Zu anspruchsvoller Pflege gehöre aber auch eine faire tarifliche Bezahlung des Personals sowie eine attraktivere Ausbildung, sagte Bauer, der Vorstandvorsitzender der Diakonie Sachsen ist. Das alles sei nicht zum Null-Tarif zu haben. Pflege müsse aber bezahlbar bleiben, Eigenanteile müssten begrenzt und kalkulierbar sein. Dies sei ein wesentliches Thema für eine neue Bundesregierung. Eine weitere kleine Reform wie die jüngste brauche es nicht.

Begrenzter Eigenanteil bei den Kosten zumutbar

Laut Diakonie Sachsen sollten nicht alle pflegebedingten Ausgaben von der Versichertengemeinschaft getragen werden. Einen planbaren und begrenzten Eigenanteil an den pflegebedingten Kosten sowohl stationär als auch ambulant halte die Diakonie aber für zumutbar, sagte Bauer.

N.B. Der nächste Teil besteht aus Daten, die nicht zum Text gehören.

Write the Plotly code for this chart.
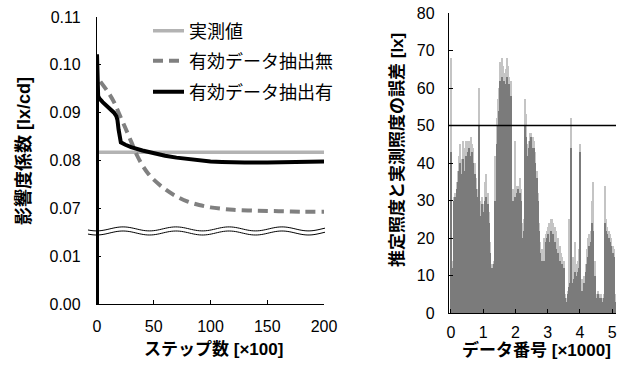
import plotly.graph_objects as go
import numpy as np

# ---------------- Left chart data ----------------
steps_measured = [0, 200]
coef_measured = [0.0817, 0.0817]

steps_no_extract = [3, 10, 15, 20, 25, 30, 35, 40, 45, 50, 60, 70, 80, 90, 100,
                    110, 120, 140, 160, 180, 200]
coef_no_extract = [0.0965, 0.0942, 0.0922, 0.0895, 0.0868, 0.0840, 0.0812, 0.0790,
                   0.0773, 0.0760, 0.0740, 0.0725, 0.0714, 0.0707, 0.0702, 0.0699,
                   0.0697, 0.0695, 0.0694, 0.0693, 0.0693]

steps_extract = [0, 0, 1, 2, 5, 10, 15, 17, 18, 19, 20, 21, 25, 30, 40, 50, 60, 70,
                 80, 90, 100, 110, 120, 130, 150, 170, 185, 200]
coef_extract = [0.0, 0.1022, 0.0935, 0.0930, 0.0922, 0.0912, 0.0900, 0.0893, 0.0885,
                0.0865, 0.0845, 0.0838, 0.0833, 0.0828, 0.0821, 0.0815, 0.0810,
                0.0806, 0.0803, 0.0800, 0.0798, 0.0797, 0.0796, 0.0796, 0.0796,
                0.0797, 0.0798, 0.0798]

left_ticks = [0.00, 0.01, 0.07, 0.08, 0.09, 0.10, 0.11]
left_ticktext = ["0.00", "0.01", "0.07", "0.08", "0.09", "0.10", "0.11"]
x_ticks_left = [0, 50, 100, 150, 200]

# ---------------- Right chart data ----------------
err_main = [43, 12, 30, 31, 33, 35, 38, 40, 37, 41, 38, 42, 40, 43, 44, 42, 43, 40, 37, 33,
            31, 50, 19, 26, 29, 27, 30, 31, 29, 24, 16, 12, 12, 13, 30, 45, 50, 54, 62, 63,
            60, 62, 61, 63, 60, 61, 58, 6, 30, 31, 31, 32, 33, 32, 30, 20, 22, 50, 47, 42,
            44, 46, 47, 44, 44, 40, 36, 30, 22, 16, 14, 12, 14, 19, 20, 21, 19, 22, 20, 21,
            19, 17, 15, 16, 14, 13, 13, 12, 4, 3, 5, 7, 8, 44, 8, 9, 11, 10, 11, 12,
            43, 6, 5, 8, 11, 13, 15, 18, 19, 24, 22, 10, 3, 4, 5, 4, 4, 3, 4, 24,
            22, 21, 20, 19, 18, 16, 15, 3]
err_peak = [68, 14, 31, 32, 35, 38, 42, 45, 41, 46, 44, 46, 45, 46, 46, 47, 45, 44, 40, 36,
            33, 60, 22, 30, 31, 29, 35, 37, 32, 27, 19, 13, 13, 14, 42, 52, 57, 60, 67, 68,
            66, 64, 65, 68, 66, 63, 62, 31, 33, 46, 33, 34, 34, 36, 33, 24, 25, 57, 53, 45,
            46, 48, 48, 47, 46, 43, 38, 32, 24, 19, 17, 14, 20, 21, 22, 23, 24, 25, 25, 24,
            23, 22, 19, 20, 18, 16, 15, 14, 5, 4, 6, 25, 10, 52, 15, 14, 19, 13, 14, 17,
            45, 9, 7, 10, 13, 17, 20, 21, 22, 30, 35, 14, 4, 5, 6, 5, 5, 4, 5, 34,
            25, 23, 22, 21, 20, 18, 17, 5]
bin_width = 0.04  # x1000 data points per bar
data_no = [round(0.02 + bin_width * i, 3) for i in range(len(err_main))]
threshold = 50
x_ticks_right = [0, 1, 2, 3, 4, 5]
y_ticks_right = [0, 10, 20, 30, 40, 50, 60, 70, 80]


def to_pos(v):
    """Broken axis: 0.00-0.01 and 0.07-0.11 stacked with equal spacing."""
    return v * 100 if v < 0.04 else 2 + (v - 0.07) * 100


W, H = 629, 372
FONT_LAT = "Liberation Sans, Arial, Noto Sans CJK JP"

fig = go.Figure()

fig.add_trace(go.Scatter(x=steps_measured, y=[to_pos(v) for v in coef_measured],
                         mode="lines", name="実測値",
                         line=dict(color="#b3b3b3", width=3.5),
                         xaxis="x", yaxis="y", legend="legend"))
fig.add_trace(go.Scatter(x=steps_no_extract, y=[to_pos(v) for v in coef_no_extract],
                         mode="lines", name="有効データ抽出無", line_shape="spline",
                         line=dict(color="#808080", width=4, dash="10px,6px"),
                         xaxis="x", yaxis="y", legend="legend2"))
fig.add_trace(go.Scatter(x=steps_extract, y=[to_pos(v) for v in coef_extract],
                         mode="lines", name="有効データ抽出有",
                         line=dict(color="#000000", width=4),
                         xaxis="x", yaxis="y", legend="legend3"))

fig.add_trace(go.Bar(x=data_no, y=err_peak, width=bin_width, marker_color="#c4c4c4",
                     marker_line_width=0, xaxis="x2", yaxis="y2", showlegend=False))
fig.add_trace(go.Bar(x=data_no, y=err_main, width=bin_width, marker_color="#7b7b7b",
                     marker_line_width=0, xaxis="x2", yaxis="y2", showlegend=False))


def px_x(p):
    return p / W


def px_y(p):
    return (H - p) / H


axis_common = dict(showline=True, linecolor="black", linewidth=1.3, ticks="inside",
                   ticklen=4, tickcolor="black", tickwidth=1.3, showgrid=False,
                   zeroline=False, mirror=False, automargin=False,
                   tickfont=dict(family=FONT_LAT, size=16, color="black"))

fig.update_layout(
    template="none",
    width=W, height=H, margin=dict(l=0, r=0, t=0, b=0, autoexpand=False),
    paper_bgcolor="white", plot_bgcolor="white", barmode="overlay", bargap=0,
    xaxis=dict(domain=[px_x(97), px_x(324)], range=[0, 200], tickvals=x_ticks_left,
               anchor="y", ticklabelstandoff=8, **axis_common),
    yaxis=dict(domain=[px_y(304), px_y(17)], range=[0, 6],
               tickvals=[to_pos(v) for v in left_ticks], ticktext=left_ticktext,
               anchor="x", ticklabelstandoff=12, **axis_common),
    xaxis2=dict(domain=[px_x(449), px_x(616)], range=[-0.06, 5.12], tickvals=x_ticks_right,
                anchor="y2", ticklabelstandoff=5, **axis_common),
    yaxis2=dict(domain=[px_y(313), px_y(13)], range=[0, 80], tickvals=y_ticks_right,
                anchor="x2", ticklabelstandoff=10, **axis_common),
)

leg_common = dict(xanchor="left", yanchor="middle", bgcolor="rgba(0,0,0,0)",
                  borderwidth=0, font=dict(family="Noto Sans CJK JP", size=18, color="black"),
                  itemwidth=31)
fig.update_layout(
    legend=dict(x=px_x(148), y=px_y(31), **leg_common),
    legend2=dict(x=px_x(148), y=px_y(61), **leg_common),
    legend3=dict(x=px_x(148), y=px_y(92), **leg_common),
)

# threshold line
fig.add_shape(type="line", xref="x2 domain", yref="y2", x0=0, x1=1, y0=threshold,
              y1=threshold, line=dict(color="black", width=1.3))

# axis break (wavy double line)
xs = np.linspace(88, 325, 120)
for yc in (228.9, 233.0):
    ys = yc - 2.0 * np.sin((xs - 123) / 53.0 * 2 * np.pi + np.pi / 2)
    path = "M " + " L ".join(f"{px_x(a):.5f},{px_y(b):.5f}" for a, b in zip(xs, ys))
    fig.add_shape(type="path", xref="paper", yref="paper", path=path, layer="above",
                  line=dict(color="black", width=1))

# axis titles
title_font = dict(family=FONT_LAT, size=18, color="black")
fig.add_annotation(text="<b>ステップ数 [×100]</b>", x=px_x(213), y=px_y(349),
                   xref="paper", yref="paper", showarrow=False, font=dict(title_font, size=17),
                   xanchor="center", yanchor="middle")
fig.add_annotation(text="<b>影響度係数 [lx/cd]</b>", x=px_x(23), y=px_y(151),
                   xref="paper", yref="paper", showarrow=False, font=title_font,
                   textangle=-90, xanchor="center", yanchor="middle")
fig.add_annotation(text="<b>データ番号 [×1000]</b>", x=px_x(536), y=px_y(350),
                   xref="paper", yref="paper", showarrow=False, font=dict(title_font, size=17),
                   xanchor="center", yanchor="middle")
fig.add_annotation(text="<b>推定照度と実測照度の誤差 [lx]</b>", x=px_x(397), y=px_y(150),
                   xref="paper", yref="paper", showarrow=False, font=dict(title_font, size=17),
                   textangle=-90, xanchor="center", yanchor="middle")

fig.write_html("out.html", config={"displayModeBar": False},
               post_script="document.body.style.margin='0';")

Nicht nur bundespolitisch, auch auf Landesebene gebe es Nachholbedarf. So etwa sehe die Diakonie Sachsen bei der Übernahme der Investitionskosten für Pflegeeinrichtungen den Freistaat in der Pflicht, um die pflegebedürftigen Menschen finanziell zu entlasten.

Die SPD-Fraktion im sächsische Landtag unterstützt den Vorstoß der Diakonie. „Die beschlossenen Reformschritte in der Pflegeversicherung können nur ein erster Schritt gewesen sein, denn grundlegende Änderungen stehen nach wie vor aus“, erklärte die Pflegeexpertin der Fraktion, Simone Lang.